### Objective
Leave out every picture, then transcribe the rest of the listing exactly.
[start]
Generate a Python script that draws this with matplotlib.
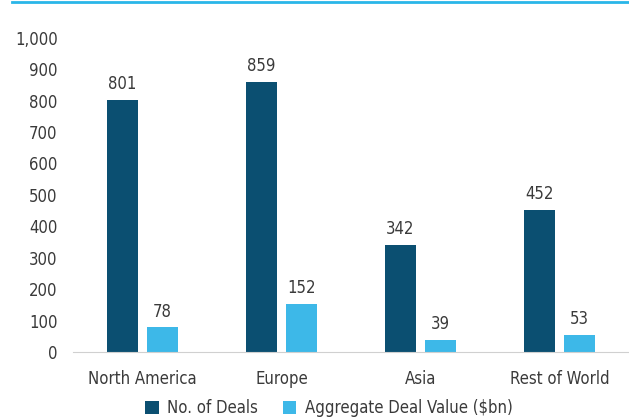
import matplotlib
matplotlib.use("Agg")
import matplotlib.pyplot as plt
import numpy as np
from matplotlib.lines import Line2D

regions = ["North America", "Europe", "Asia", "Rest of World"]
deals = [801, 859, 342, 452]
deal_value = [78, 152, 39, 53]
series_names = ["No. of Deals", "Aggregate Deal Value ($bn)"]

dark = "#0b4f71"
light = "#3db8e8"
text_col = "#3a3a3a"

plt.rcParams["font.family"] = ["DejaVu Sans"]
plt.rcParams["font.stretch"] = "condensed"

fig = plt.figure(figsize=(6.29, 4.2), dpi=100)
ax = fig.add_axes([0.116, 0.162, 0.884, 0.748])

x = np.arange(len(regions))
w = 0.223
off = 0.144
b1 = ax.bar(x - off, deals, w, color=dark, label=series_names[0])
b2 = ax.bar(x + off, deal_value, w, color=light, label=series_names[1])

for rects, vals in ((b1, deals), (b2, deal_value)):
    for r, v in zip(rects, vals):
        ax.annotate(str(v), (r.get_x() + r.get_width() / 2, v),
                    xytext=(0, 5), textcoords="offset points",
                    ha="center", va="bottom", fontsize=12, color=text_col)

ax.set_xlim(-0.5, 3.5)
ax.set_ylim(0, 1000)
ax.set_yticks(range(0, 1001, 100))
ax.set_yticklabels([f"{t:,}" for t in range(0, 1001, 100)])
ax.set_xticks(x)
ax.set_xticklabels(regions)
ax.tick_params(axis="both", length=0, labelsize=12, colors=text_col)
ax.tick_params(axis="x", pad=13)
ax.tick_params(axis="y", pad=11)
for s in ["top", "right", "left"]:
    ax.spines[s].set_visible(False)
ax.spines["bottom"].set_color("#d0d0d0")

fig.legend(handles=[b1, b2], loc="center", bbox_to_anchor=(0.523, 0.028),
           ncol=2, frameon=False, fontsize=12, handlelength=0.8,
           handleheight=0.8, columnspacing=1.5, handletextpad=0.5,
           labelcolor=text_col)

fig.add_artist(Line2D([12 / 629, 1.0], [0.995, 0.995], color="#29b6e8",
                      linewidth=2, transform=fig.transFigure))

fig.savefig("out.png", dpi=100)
[end]
### Final result
Generate a Python script that draws this with matplotlib.
import matplotlib
matplotlib.use("Agg")
import matplotlib.pyplot as plt
import numpy as np
from matplotlib.lines import Line2D

regions = ["North America", "Europe", "Asia", "Rest of World"]
deals = [801, 859, 342, 452]
deal_value = [78, 152, 39, 53]
series_names = ["No. of Deals", "Aggregate Deal Value ($bn)"]

dark = "#0b4f71"
light = "#3db8e8"
text_col = "#3a3a3a"

plt.rcParams["font.family"] = ["DejaVu Sans"]
plt.rcParams["font.stretch"] = "condensed"

fig = plt.figure(figsize=(6.29, 4.2), dpi=100)
ax = fig.add_axes([0.116, 0.162, 0.884, 0.748])

x = np.arange(len(regions))
w = 0.223
off = 0.144
b1 = ax.bar(x - off, deals, w, color=dark, label=series_names[0])
b2 = ax.bar(x + off, deal_value, w, color=light, label=series_names[1])

for rects, vals in ((b1, deals), (b2, deal_value)):
    for r, v in zip(rects, vals):
        ax.annotate(str(v), (r.get_x() + r.get_width() / 2, v),
                    xytext=(0, 5), textcoords="offset points",
                    ha="center", va="bottom", fontsize=12, color=text_col)

ax.set_xlim(-0.5, 3.5)
ax.set_ylim(0, 1000)
ax.set_yticks(range(0, 1001, 100))
ax.set_yticklabels([f"{t:,}" for t in range(0, 1001, 100)])
ax.set_xticks(x)
ax.set_xticklabels(regions)
ax.tick_params(axis="both", length=0, labelsize=12, colors=text_col)
ax.tick_params(axis="x", pad=13)
ax.tick_params(axis="y", pad=11)
for s in ["top", "right", "left"]:
    ax.spines[s].set_visible(False)
ax.spines["bottom"].set_color("#d0d0d0")

fig.legend(handles=[b1, b2], loc="center", bbox_to_anchor=(0.523, 0.028),
           ncol=2, frameon=False, fontsize=12, handlelength=0.8,
           handleheight=0.8, columnspacing=1.5, handletextpad=0.5,
           labelcolor=text_col)

fig.add_artist(Line2D([12 / 629, 1.0], [0.995, 0.995], color="#29b6e8",
                      linewidth=2, transform=fig.transFigure))

fig.savefig("out.png", dpi=100)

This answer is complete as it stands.